# [Data shown]
========================
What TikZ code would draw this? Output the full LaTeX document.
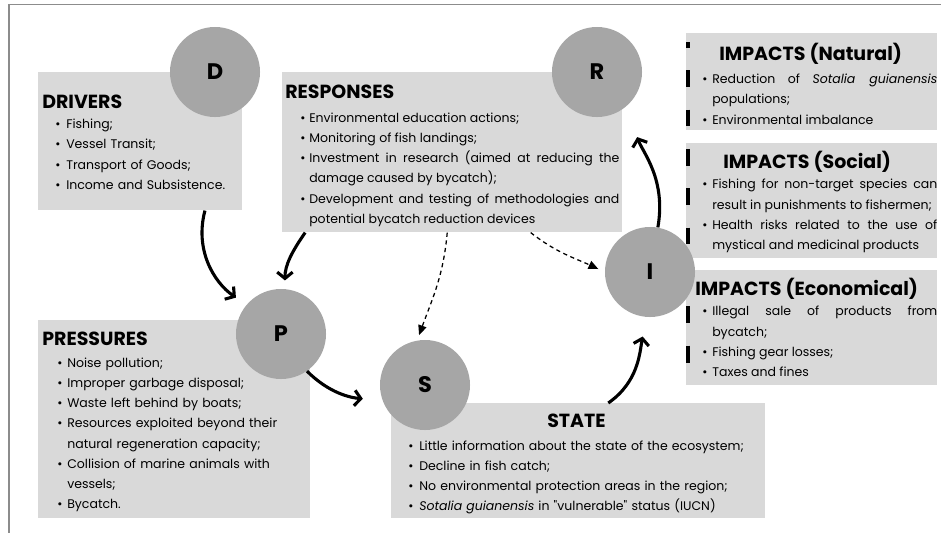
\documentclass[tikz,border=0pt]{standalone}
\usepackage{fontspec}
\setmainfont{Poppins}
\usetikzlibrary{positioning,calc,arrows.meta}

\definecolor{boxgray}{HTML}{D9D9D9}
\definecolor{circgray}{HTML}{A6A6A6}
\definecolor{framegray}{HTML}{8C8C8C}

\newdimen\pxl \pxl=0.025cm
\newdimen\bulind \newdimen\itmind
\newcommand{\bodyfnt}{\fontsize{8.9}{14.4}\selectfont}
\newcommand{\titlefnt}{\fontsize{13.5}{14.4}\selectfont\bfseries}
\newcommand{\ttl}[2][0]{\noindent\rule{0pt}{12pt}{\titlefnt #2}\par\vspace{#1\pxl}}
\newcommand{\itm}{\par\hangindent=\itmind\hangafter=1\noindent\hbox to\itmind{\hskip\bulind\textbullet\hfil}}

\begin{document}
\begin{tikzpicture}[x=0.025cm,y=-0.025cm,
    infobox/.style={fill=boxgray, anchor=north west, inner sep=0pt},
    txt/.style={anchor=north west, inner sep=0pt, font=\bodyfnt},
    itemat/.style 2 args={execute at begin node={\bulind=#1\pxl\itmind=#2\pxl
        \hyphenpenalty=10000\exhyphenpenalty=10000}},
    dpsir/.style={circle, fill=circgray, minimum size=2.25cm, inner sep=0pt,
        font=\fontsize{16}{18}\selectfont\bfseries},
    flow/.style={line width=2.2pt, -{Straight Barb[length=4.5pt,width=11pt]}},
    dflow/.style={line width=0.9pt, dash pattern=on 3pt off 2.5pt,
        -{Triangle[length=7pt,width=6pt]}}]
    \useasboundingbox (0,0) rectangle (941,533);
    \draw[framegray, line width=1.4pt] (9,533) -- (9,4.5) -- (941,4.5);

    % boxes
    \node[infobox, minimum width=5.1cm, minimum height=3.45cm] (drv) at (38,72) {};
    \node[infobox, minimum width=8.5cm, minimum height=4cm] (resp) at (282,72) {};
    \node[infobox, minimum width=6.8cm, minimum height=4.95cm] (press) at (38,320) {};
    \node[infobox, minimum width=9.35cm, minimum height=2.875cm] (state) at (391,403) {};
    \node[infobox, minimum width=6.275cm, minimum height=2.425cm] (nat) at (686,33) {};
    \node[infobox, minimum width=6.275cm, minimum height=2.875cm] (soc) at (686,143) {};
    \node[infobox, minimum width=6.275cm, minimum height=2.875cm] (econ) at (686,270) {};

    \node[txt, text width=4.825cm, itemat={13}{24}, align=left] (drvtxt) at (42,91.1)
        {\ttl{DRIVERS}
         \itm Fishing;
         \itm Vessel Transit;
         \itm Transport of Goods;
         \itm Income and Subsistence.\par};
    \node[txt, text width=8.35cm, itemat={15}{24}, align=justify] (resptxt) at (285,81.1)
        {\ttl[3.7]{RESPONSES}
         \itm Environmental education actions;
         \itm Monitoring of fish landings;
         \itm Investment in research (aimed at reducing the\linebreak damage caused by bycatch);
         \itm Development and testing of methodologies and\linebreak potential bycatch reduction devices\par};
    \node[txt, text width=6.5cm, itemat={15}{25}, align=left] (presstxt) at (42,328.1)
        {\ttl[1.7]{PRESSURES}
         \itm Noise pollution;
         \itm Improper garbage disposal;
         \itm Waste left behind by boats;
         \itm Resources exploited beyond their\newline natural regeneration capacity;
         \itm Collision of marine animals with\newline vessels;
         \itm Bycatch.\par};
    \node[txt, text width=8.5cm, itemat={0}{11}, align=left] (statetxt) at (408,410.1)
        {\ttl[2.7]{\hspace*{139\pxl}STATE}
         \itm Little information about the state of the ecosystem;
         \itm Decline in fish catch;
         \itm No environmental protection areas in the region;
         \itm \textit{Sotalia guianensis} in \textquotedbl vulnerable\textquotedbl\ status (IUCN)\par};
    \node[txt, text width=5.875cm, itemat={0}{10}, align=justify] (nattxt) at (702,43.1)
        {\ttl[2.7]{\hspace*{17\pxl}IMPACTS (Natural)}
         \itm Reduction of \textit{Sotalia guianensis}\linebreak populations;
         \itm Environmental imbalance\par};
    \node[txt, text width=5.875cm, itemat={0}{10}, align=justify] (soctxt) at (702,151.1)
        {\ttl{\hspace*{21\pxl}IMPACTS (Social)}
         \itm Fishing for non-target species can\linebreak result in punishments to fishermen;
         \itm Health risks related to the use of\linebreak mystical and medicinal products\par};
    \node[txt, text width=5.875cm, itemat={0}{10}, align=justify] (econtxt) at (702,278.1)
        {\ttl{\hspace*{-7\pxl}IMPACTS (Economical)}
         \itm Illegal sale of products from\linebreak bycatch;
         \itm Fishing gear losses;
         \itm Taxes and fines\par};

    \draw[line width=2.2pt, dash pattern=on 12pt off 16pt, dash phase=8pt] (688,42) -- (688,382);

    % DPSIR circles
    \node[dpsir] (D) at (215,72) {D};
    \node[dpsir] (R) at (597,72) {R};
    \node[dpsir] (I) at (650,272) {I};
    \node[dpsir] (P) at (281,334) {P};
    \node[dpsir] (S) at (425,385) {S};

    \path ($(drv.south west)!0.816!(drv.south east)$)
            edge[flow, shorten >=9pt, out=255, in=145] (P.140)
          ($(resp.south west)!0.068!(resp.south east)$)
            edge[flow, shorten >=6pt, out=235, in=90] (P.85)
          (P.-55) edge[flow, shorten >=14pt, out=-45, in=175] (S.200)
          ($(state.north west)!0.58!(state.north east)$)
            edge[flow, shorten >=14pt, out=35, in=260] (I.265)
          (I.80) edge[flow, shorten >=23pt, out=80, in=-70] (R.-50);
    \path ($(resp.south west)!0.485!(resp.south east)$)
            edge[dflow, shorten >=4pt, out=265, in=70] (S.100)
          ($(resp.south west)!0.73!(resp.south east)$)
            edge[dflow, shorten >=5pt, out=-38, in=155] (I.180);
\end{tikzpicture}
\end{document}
========================
Transcribe the whole listing exactly. Pictures are excluded.

What TikZ code would draw this? Output the full LaTeX document.
\documentclass[tikz,border=0pt]{standalone}
\usepackage{fontspec}
\setmainfont{Poppins}
\usetikzlibrary{positioning,calc,arrows.meta}

\definecolor{boxgray}{HTML}{D9D9D9}
\definecolor{circgray}{HTML}{A6A6A6}
\definecolor{framegray}{HTML}{8C8C8C}

\newdimen\pxl \pxl=0.025cm
\newdimen\bulind \newdimen\itmind
\newcommand{\bodyfnt}{\fontsize{8.9}{14.4}\selectfont}
\newcommand{\titlefnt}{\fontsize{13.5}{14.4}\selectfont\bfseries}
\newcommand{\ttl}[2][0]{\noindent\rule{0pt}{12pt}{\titlefnt #2}\par\vspace{#1\pxl}}
\newcommand{\itm}{\par\hangindent=\itmind\hangafter=1\noindent\hbox to\itmind{\hskip\bulind\textbullet\hfil}}

\begin{document}
\begin{tikzpicture}[x=0.025cm,y=-0.025cm,
    infobox/.style={fill=boxgray, anchor=north west, inner sep=0pt},
    txt/.style={anchor=north west, inner sep=0pt, font=\bodyfnt},
    itemat/.style 2 args={execute at begin node={\bulind=#1\pxl\itmind=#2\pxl
        \hyphenpenalty=10000\exhyphenpenalty=10000}},
    dpsir/.style={circle, fill=circgray, minimum size=2.25cm, inner sep=0pt,
        font=\fontsize{16}{18}\selectfont\bfseries},
    flow/.style={line width=2.2pt, -{Straight Barb[length=4.5pt,width=11pt]}},
    dflow/.style={line width=0.9pt, dash pattern=on 3pt off 2.5pt,
        -{Triangle[length=7pt,width=6pt]}}]
    \useasboundingbox (0,0) rectangle (941,533);
    \draw[framegray, line width=1.4pt] (9,533) -- (9,4.5) -- (941,4.5);

    % boxes
    \node[infobox, minimum width=5.1cm, minimum height=3.45cm] (drv) at (38,72) {};
    \node[infobox, minimum width=8.5cm, minimum height=4cm] (resp) at (282,72) {};
    \node[infobox, minimum width=6.8cm, minimum height=4.95cm] (press) at (38,320) {};
    \node[infobox, minimum width=9.35cm, minimum height=2.875cm] (state) at (391,403) {};
    \node[infobox, minimum width=6.275cm, minimum height=2.425cm] (nat) at (686,33) {};
    \node[infobox, minimum width=6.275cm, minimum height=2.875cm] (soc) at (686,143) {};
    \node[infobox, minimum width=6.275cm, minimum height=2.875cm] (econ) at (686,270) {};

    \node[txt, text width=4.825cm, itemat={13}{24}, align=left] (drvtxt) at (42,91.1)
        {\ttl{DRIVERS}
         \itm Fishing;
         \itm Vessel Transit;
         \itm Transport of Goods;
         \itm Income and Subsistence.\par};
    \node[txt, text width=8.35cm, itemat={15}{24}, align=justify] (resptxt) at (285,81.1)
        {\ttl[3.7]{RESPONSES}
         \itm Environmental education actions;
         \itm Monitoring of fish landings;
         \itm Investment in research (aimed at reducing the\linebreak damage caused by bycatch);
         \itm Development and testing of methodologies and\linebreak potential bycatch reduction devices\par};
    \node[txt, text width=6.5cm, itemat={15}{25}, align=left] (presstxt) at (42,328.1)
        {\ttl[1.7]{PRESSURES}
         \itm Noise pollution;
         \itm Improper garbage disposal;
         \itm Waste left behind by boats;
         \itm Resources exploited beyond their\newline natural regeneration capacity;
         \itm Collision of marine animals with\newline vessels;
         \itm Bycatch.\par};
    \node[txt, text width=8.5cm, itemat={0}{11}, align=left] (statetxt) at (408,410.1)
        {\ttl[2.7]{\hspace*{139\pxl}STATE}
         \itm Little information about the state of the ecosystem;
         \itm Decline in fish catch;
         \itm No environmental protection areas in the region;
         \itm \textit{Sotalia guianensis} in \textquotedbl vulnerable\textquotedbl\ status (IUCN)\par};
    \node[txt, text width=5.875cm, itemat={0}{10}, align=justify] (nattxt) at (702,43.1)
        {\ttl[2.7]{\hspace*{17\pxl}IMPACTS (Natural)}
         \itm Reduction of \textit{Sotalia guianensis}\linebreak populations;
         \itm Environmental imbalance\par};
    \node[txt, text width=5.875cm, itemat={0}{10}, align=justify] (soctxt) at (702,151.1)
        {\ttl{\hspace*{21\pxl}IMPACTS (Social)}
         \itm Fishing for non-target species can\linebreak result in punishments to fishermen;
         \itm Health risks related to the use of\linebreak mystical and medicinal products\par};
    \node[txt, text width=5.875cm, itemat={0}{10}, align=justify] (econtxt) at (702,278.1)
        {\ttl{\hspace*{-7\pxl}IMPACTS (Economical)}
         \itm Illegal sale of products from\linebreak bycatch;
         \itm Fishing gear losses;
         \itm Taxes and fines\par};

    \draw[line width=2.2pt, dash pattern=on 12pt off 16pt, dash phase=8pt] (688,42) -- (688,382);

    % DPSIR circles
    \node[dpsir] (D) at (215,72) {D};
    \node[dpsir] (R) at (597,72) {R};
    \node[dpsir] (I) at (650,272) {I};
    \node[dpsir] (P) at (281,334) {P};
    \node[dpsir] (S) at (425,385) {S};

    \path ($(drv.south west)!0.816!(drv.south east)$)
            edge[flow, shorten >=9pt, out=255, in=145] (P.140)
          ($(resp.south west)!0.068!(resp.south east)$)
            edge[flow, shorten >=6pt, out=235, in=90] (P.85)
          (P.-55) edge[flow, shorten >=14pt, out=-45, in=175] (S.200)
          ($(state.north west)!0.58!(state.north east)$)
            edge[flow, shorten >=14pt, out=35, in=260] (I.265)
          (I.80) edge[flow, shorten >=23pt, out=80, in=-70] (R.-50);
    \path ($(resp.south west)!0.485!(resp.south east)$)
            edge[dflow, shorten >=4pt, out=265, in=70] (S.100)
          ($(resp.south west)!0.73!(resp.south east)$)
            edge[dflow, shorten >=5pt, out=-38, in=155] (I.180);
\end{tikzpicture}
\end{document}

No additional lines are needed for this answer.